Moreover, 90 percent of senior vp’s and vp’s were eligible for annual incentives, but only 50 percent actually received any. About 40 percent were eligible for long-term incentives, but only about 35 percent to 40 percent received a grant.

At the manager level, 65 percent were eligible for annual incentives, but 45 percent received bonuses, and 6 percent were eligible for long-term incentives, but only 2 percent received them. At the director level, 47 percent received stock options and 53 percent received long-term incentive bonuses. And business developers earn bonuses that are, on average, 1.7 to 4 times higher than non-sales positions.

Further down the ladder, the survey found a 24.5 percent voluntary turnover rate among clinical research associates. The rate was nearly 20 percent among project managers and 13 percent among data managers. “In many cases, CRAs and project managers work from home, but (actually) spend much of their time away from home at the clinical sites,” Judy Canavan, who heads the firm, writes us.

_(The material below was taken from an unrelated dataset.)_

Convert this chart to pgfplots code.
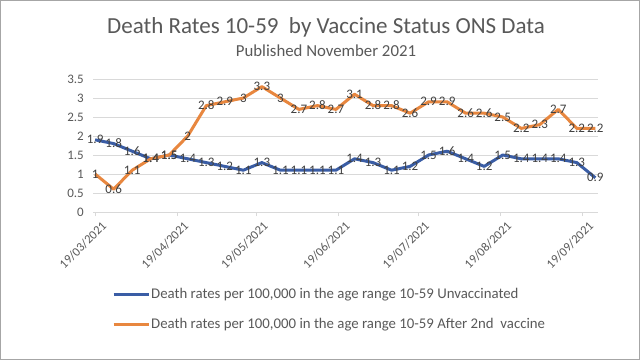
\documentclass[border=0pt]{standalone}
\usepackage{fontspec}
\setmainfont{Carlito}
\usepackage{pgfplots}
\usepackage{pgfplotstable}
\pgfplotsset{compat=1.18}
\definecolor{txtgray}{HTML}{595959}
\definecolor{lblgray}{HTML}{404040}
\definecolor{gridgray}{HTML}{D9D9D9}
\definecolor{sblue}{HTML}{3A5DA5}
\definecolor{sorange}{HTML}{E8873F}
\pgfplotstableread{
day unvax vax
0 1.9 1
7 1.8 0.6
14 1.6 1.1
21 1.4 1.4
28 1.5 1.5
35 1.4 2
42 1.3 2.8
49 1.2 2.9
56 1.1 3
63 1.3 3.3
70 1.1 3
77 1.1 2.7
84 1.1 2.8
91 1.1 2.7
98 1.4 3.1
105 1.3 2.8
112 1.1 2.8
119 1.2 2.6
126 1.5 2.9
133 1.6 2.9
140 1.4 2.6
147 1.2 2.6
154 1.5 2.5
161 1.4 2.2
168 1.4 2.3
175 1.4 2.7
182 1.3 2.2
189 0.9 2.2
}\data
\begin{document}
\begin{tikzpicture}[x=1pt,y=1pt]
\useasboundingbox (0,0) rectangle (640,360);
\fill[white] (0,0) rectangle (640,360);
\draw[gray!70, line width=1pt] (0.5,0.5) rectangle (639.5,359.5);
\node[text=txtgray, font=\fontsize{23}{27}\selectfont] at (326,333) {Death Rates 10-59\ \ by Vaccine Status ONS Data};
\node[text=txtgray, font=\fontsize{16.8}{20}\selectfont] at (326,309) {Published November 2021};
\begin{axis}[
  at={(93pt,148pt)}, anchor=south west,
  scale only axis, width=505pt, height=133pt,
  xmin=-0.8, xmax=190, ymin=0, ymax=3.5,
  clip=false,
  /pgf/number format/assume math mode=true,
  axis lines*=left,
  y axis line style={draw=none},
  x axis line style={gridgray, line width=0.8pt},
  ytick={0,0.5,1,1.5,2,2.5,3,3.5},
  yticklabels={0,0.5,1,1.5,2,2.5,3,3.5},
  ytick style={draw=none},
  ymajorgrids,
  grid style={gridgray, line width=0.8pt},
  xtick={0,31,61,92,122,153,184},
  xticklabels={19/03/2021,19/04/2021,19/05/2021,19/06/2021,19/07/2021,19/08/2021,19/09/2021},
  xtick style={gridgray, line width=0.8pt},
  xtick align=outside,
  major tick length=4pt,
  yticklabel style={font=\fontsize{13}{15}\selectfont, text=txtgray, inner sep=0pt, xshift=-9pt},
  xticklabel style={rotate=45, anchor=east, font=\fontsize{12.5}{14}\selectfont, text=txtgray, inner sep=0pt, yshift=-12pt, xshift=1pt},
  nodes near coords,
  every node near coord/.append style={anchor=center, font=\fontsize{13}{15}\selectfont, text=lblgray, inner sep=0pt},
  legend style={at={(0.0376,-0.565)}, anchor=north west, draw=none, fill=none,
     font=\fontsize{14.8}{18}\selectfont, text=txtgray, row sep=16pt, inner sep=0pt,
     nodes={inner sep=1pt}},
  legend cell align=left,
  legend image code/.code={\draw[#1, line width=3pt] (0pt,0pt) -- (35pt,0pt);},
]
\addplot[sblue, line width=3pt, line join=round] table[x=day, y=unvax] {\data};
\addlegendentry{Death rates per 100,000 in the age range 10-59 Unvaccinated}
\addplot[sorange, line width=3pt, line join=round] table[x=day, y=vax] {\data};
\addlegendentry{Death rates per 100,000 in the age range 10-59 After 2nd\ \ vaccine}
\end{axis}
\end{tikzpicture}
\end{document}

“My understanding is that employees will switch jobs for a variety of reasons including location of the study (if they prefer the location of the study to which they will be assigned), nature of the study (e.g., oncology vs. ophthalmology), opportunity to gain needed experience to round out resume, pay, and promotions. The project managers had very high turnover outside the US in 2012, but I cannot say exactly what caused that.”

“If they want to keep people,” she continues, “they have a lot of opportunities to use compensation and to do so in more strategic ways, such as increasing performance based pay. Right now, there’s a tendency to use recruitment bonuses to hire people away and think the cro’s could switch that around a little bit and use a bonus to keep people.”